19-21 These prohibitions are in place despite ample evidence that peer support programs are proven to lead to improved outcomes among people exiting incarceration.
22Many universities have policies that bar the enrollment or employment of formerly incarcerated people or introduce onerous barriers.
23 Recent policy changes to reduce barriers to employment for the formerly incarcerated, such as Ban the Box efforts, may delay background checks and thereby reduce some barriers to employment.
24 However, universities and other public health institutions must go beyond reducing barriers to employment and should actively seek to employ formerly incarcerated people to leverage their lived experiences and intimate knowledge of the criminal legal system, as well as support their re-entry transition. Universities have previously prioritized employment groups. For example, in 2011, when the University of California San Francisco expanded its campus, the university made a commitment to hire at least 20% of workers locally to leverage its power to improve the local economy, expand training opportunities in the community, and increase local capacity.
25 Similar efforts should be undertaken to prioritize the employment of formerly incarcerated people in universities and public health organizations. In addition, employers must provide flexibility to make sustained employment possible, because parole and probation require regular appointments at parole and probation offices during the workday. Prioritized employment would leverage the power of these institutions to center the lived experience of incarceration, provide opportunities for training and advancement to formerly incarcerated people, and promote health equity and social equality through increasing access to flexible, dependable, and well-paid employment with benefits to a group of people who historically have been socially and economically marginalized.

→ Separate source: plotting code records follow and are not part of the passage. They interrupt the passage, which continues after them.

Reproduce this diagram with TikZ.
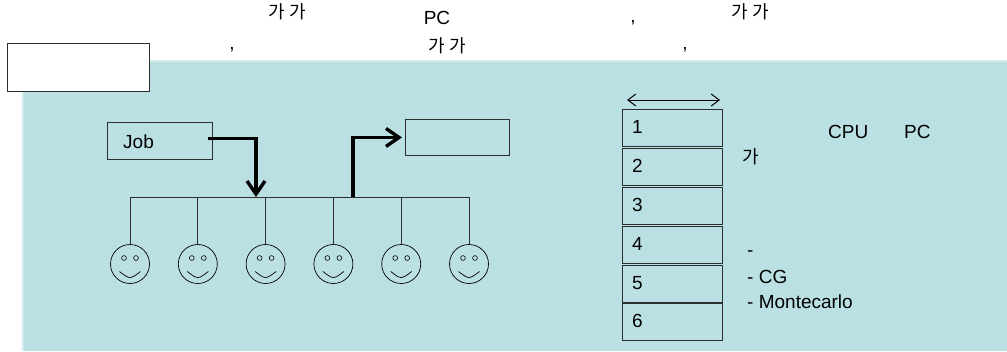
\documentclass[tikz,border=0pt]{standalone}
\usepackage{fontspec}
\setmainfont{Liberation Sans}
\newfontfamily\kr{Noto Sans CJK KR}
\usetikzlibrary{arrows.meta}
\definecolor{tealbg}{RGB}{186,224,227}
\definecolor{tealedge}{RGB}{208,235,237}
\definecolor{edge}{RGB}{45,45,45}
\begin{document}
\begin{tikzpicture}[x=1pt,y=-1pt,
  txt/.style={font=\fontsize{19}{22}\selectfont, inner sep=0pt},
  krtxt/.style={font=\kr\fontsize{18}{22}\selectfont, inner sep=0pt},
  box/.style={draw=edge, line width=0.9pt, inner sep=0pt},
  cell/.style={box, minimum width=100pt, minimum height=37pt, anchor=north west},
  face/.style={draw=black, circle, line width=0.7pt, minimum size=39pt, inner sep=0pt},
  wire/.style={draw=edge, line width=0.9pt},
  bigarrow/.style={line width=3.4pt, -{Straight Barb[length=13pt,width=18pt,line width=3.4pt]}},
  dblarrow/.style={line width=1pt, {Straight Barb[length=8pt,width=12pt]}-{Straight Barb[length=8pt,width=12pt]}}]
\useasboundingbox (0,0) rectangle (1007,351);
\fill[white] (0,0) rectangle (1007,351);
\fill[tealedge] (22,60) rectangle (1007,351);
\fill[tealbg] (24,62) rectangle (1007,351);
% title box
\node[box, fill=white, minimum width=142pt, minimum height=48pt, anchor=north west] (title) at (7,43) {};
% top text, line 1
\node[krtxt] (t1) at (287,12) {가 가};
\node[txt, anchor=base] (t2) at (437,24) {PC};
\node[txt, anchor=base] (t3) at (633,22) {,};
\node[krtxt] (t4) at (750,12) {가 가};
% top text, line 2
\node[txt, anchor=base] (t5) at (232,49) {,};
\node[krtxt] (t6) at (447,46) {가 가};
\node[txt, anchor=base] (t7) at (685,49) {,};
% job and result boxes
\node[box, minimum width=105pt, minimum height=37pt, anchor=north west] (job) at (107,122) {};
\node[txt, anchor=west] (jobt) at (123,142) {Job};
\node[box, minimum width=104pt, minimum height=36pt, anchor=north west] (res) at (405,119) {};
% bus
\coordinate (bL) at (130,197);
\coordinate (bR) at (469,197);
\draw[wire] (bL) -- (bR);
\foreach \i/\x in {1/130,2/197.8,3/265.6,4/333.4,5/401.2,6/469}{
  \node[face] (f\i) at (\x,264) {};
  \draw[wire] (\x,197) -- (f\i.north);
  \draw[line width=0.6pt] (\x-6,258) circle (2.4pt) (\x+6,258) circle (2.4pt);
  \draw[line width=0.7pt] (\x-10.5,271.5) .. controls (\x,279.5) .. (\x+10.5,271.5);
}
% thick arrows
\coordinate (j1) at (256,197);
\coordinate (j2) at (353,197);
\draw[bigarrow] ([xshift=-5pt,yshift=2.5pt]job.east) -| (j1);
\draw[bigarrow] (j2) |- ([xshift=-3pt]res.west);
% column of cells
\coordinate (dA) at (627,100);
\coordinate (dB) at (720,100);
\draw[dblarrow] (dA) -- (dB);
\foreach \k in {1,...,6}{
  \node[cell] (c\k) at (622,{109.3+(\k-1)*38.8}) {};
  \node[txt, anchor=base west] (l\k) at (632,{109.3+(\k-1)*38.8+24.5}) {\k};
}
% right texts
\node[txt, anchor=base west] (cpu) at (828,138) {CPU};
\node[txt, anchor=base west] (pc) at (904,138) {PC};
\node[krtxt, anchor=west] (ga) at (742,157) {가};
\node[txt, anchor=base west] (d1) at (747,256) {-};
\node[txt, anchor=base west] (d2) at (747,283) {- CG};
\node[txt, anchor=base west] (d3) at (747,308) {- Montecarlo};
\end{tikzpicture}
\end{document}
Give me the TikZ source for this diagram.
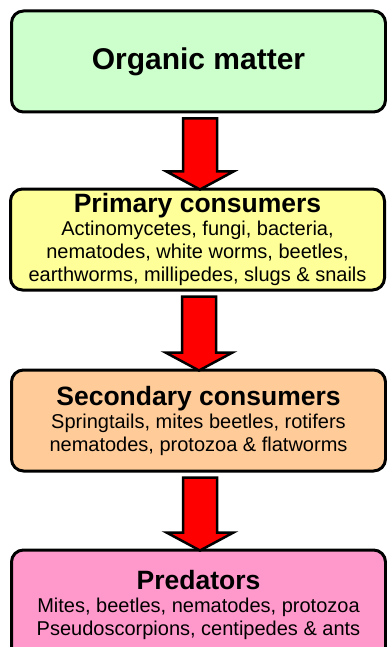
\documentclass[tikz,border=0pt]{standalone}
\usepackage{fontspec}
\setmainfont{Liberation Sans}
\usetikzlibrary{positioning, calc}
\definecolor{orggreen}{HTML}{CCFFCC}
\definecolor{primyellow}{HTML}{FFFF99}
\definecolor{secpeach}{HTML}{FFCC99}
\definecolor{predpink}{HTML}{FF99CC}
\tikzset{every node/.append style={align=center, inner sep=3pt}}
\newcommand{\hd}[1]{{\bfseries\fontsize{26.5}{23}\selectfont #1}}
% fat red arrow from the bottom of one box to the top of the next
\newcommand{\fatarrow}[2]{%
  \draw[fatarr] let \p1=($(#1.south)+(1.5pt,-5pt)$), \p2=($(#2.north)+(0pt,-2pt)$) in
    (\x1-17pt,\y1) -- (\x1+17pt,\y1) -- (\x1+17pt,\y2+18pt) -- (\x1+33.5pt,\y2+18pt)
    -- (\x1,\y2) -- (\x1-33.5pt,\y2+18pt) -- (\x1-17pt,\y2+18pt) -- cycle;}

\begin{document}
\begin{tikzpicture}[x=1pt, y=1pt,
    box/.style={rectangle, rounded corners=12pt, draw=black, line width=3pt, minimum width=374pt, minimum height=101pt, font=\fontsize{20}{23}\selectfont},
    fatarr/.style={draw=black, fill=red, line width=2.5pt, miter limit=10}]
\useasboundingbox (0,0) rectangle (386,-647);
\node[box, fill=orggreen, font=\bfseries\fontsize{30}{34}\selectfont] (organic) at (198.5,-61.5) {Organic matter};
\node[box, fill=primyellow, below=74pt of organic, xshift=-1pt] (primary) {\hd{Primary consumers}\\
    Actinomycetes, fungi, bacteria,\\ nematodes, white worms, beetles,\\ earthworms, millipedes, slugs \& snails};
\node[box, fill=secpeach, below=77pt of primary, xshift=1pt] (secondary) {\hd{Secondary consumers}\\
    Springtails, mites beetles, rotifers\\ nematodes, protozoa \& flatworms};
\node[box, fill=predpink, below=76pt of secondary, minimum height=110pt] (predators) {\hd{Predators}\\
    Mites, beetles, nematodes, protozoa\\ Pseudoscorpions, centipedes \& ants};
\fatarrow{organic}{primary}
\fatarrow{primary}{secondary}
\fatarrow{secondary}{predators}
\end{tikzpicture}
\end{document}
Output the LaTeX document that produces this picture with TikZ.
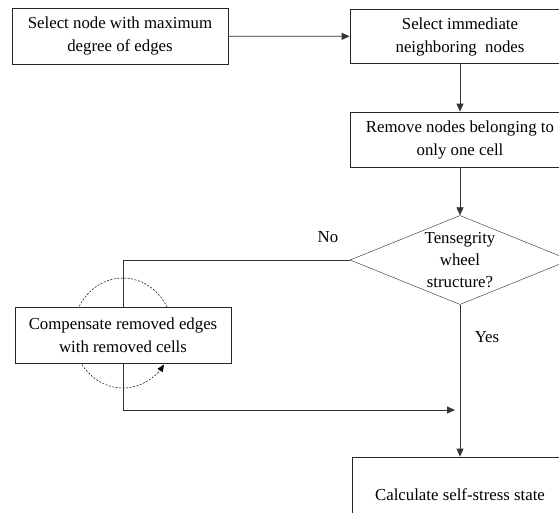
\documentclass[tikz,border=0pt]{standalone}
\usepackage{fontspec}
\setmainfont{Liberation Serif}
\usetikzlibrary{arrows.meta,shapes.geometric,positioning,backgrounds}

\begin{document}
\begin{tikzpicture}[x=1pt,y=-1pt,
    box/.style={draw=black!85, fill=white, line width=0.8pt, minimum width=216pt, minimum height=56pt, align=center, inner sep=1pt, font=\fontsize{16.8}{23}\selectfont},
    decide/.style={draw=black!85, fill=white, diamond, aspect=2.47, minimum width=220pt, minimum height=89pt, inner sep=0pt, align=center, font=\fontsize{16.8}{22}\selectfont},
    line/.style={draw=black!80, line width=0.8pt},
    arrow/.style={line, -{Triangle[length=8pt,width=7pt]}},
    lbl/.style={font=\fontsize{16.8}{20}\selectfont}]
    \useasboundingbox (0,0) rectangle (559,512);
    \clip (0,0) rectangle (559,512);

    \node[box] (select) at (120,36) {Select node with maximum\\degree of edges};
    \node[box, minimum width=220pt, minimum height=54pt] (neigh) at (460,36.5) {Select immediate\\neighboring\ \ nodes};
    \node[box, minimum width=220pt, minimum height=55pt] (remove) at (460,139.5) {Remove nodes belonging to\\only one cell};
    \node[decide] (wheel) at (460,260) {Tensegrity\\wheel\\structure?};
    \node[box] (comp) at (123,335) {Compensate removed edges\\with removed cells};
    \node[box, minimum height=76pt] (calc) at (460,495) {Calculate self-stress state};

    \coordinate (merge) at (455,410);

    \draw[arrow] (select) -- (neigh);
    \draw[arrow] (neigh) -- (remove);
    \draw[arrow] (remove) -- (wheel);
    \draw[arrow] (wheel) -- (calc);
    \draw[line] (wheel.west) -| (comp.north);
    \draw[arrow] (comp.south) |- (merge);

    \node[lbl] (no) at (328,237) {No};
    \node[lbl] (yes) at (487,337) {Yes};

    % dashed loop behind the box
    \begin{scope}[on background layer]
        \draw[black, line width=0.5pt, dash pattern=on 2pt off 1.5pt, -{Triangle[length=7pt,width=6pt]}]
            (167.1,307.2) arc[start angle=-28, end angle=-325, x radius=50, y radius=55];
    \end{scope}
\end{tikzpicture}
\end{document}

Public Health Implications
Mass incarceration will continue to create and exacerbate health inequities until our institutions prioritize mass incarceration as a sociostructural determinant of health and meet APHA’s call to decarcerate. We must (1) revise the priorities of our public health institutions, departments of health, and funders to reflect this renewed understanding of the centrality of the criminal legal system for public health; (2) revise public health curricula to include the criminal legal system as a primary sociostructural determinant of health in introductory courses and include required training on the criminal legal system and criminal legal data; and (3) reduce barriers to employment in the field of public health for formerly incarcerated people. Mass incarceration is a sociostructural determinant of health that must be holistically incorporated into public health institutions and teaching. Efforts to teach, research, and promote health equity must focus on the role that mass incarceration plays and the need to dismantle and reimagine our criminal legal system.
Declaration of Conflicting Interests
The authors declared no potential conflicts of interest with respect to the research, authorship, and/or publication of this article.
Funding
The authors received no financial support for the research, authorship, and/or publication of this article.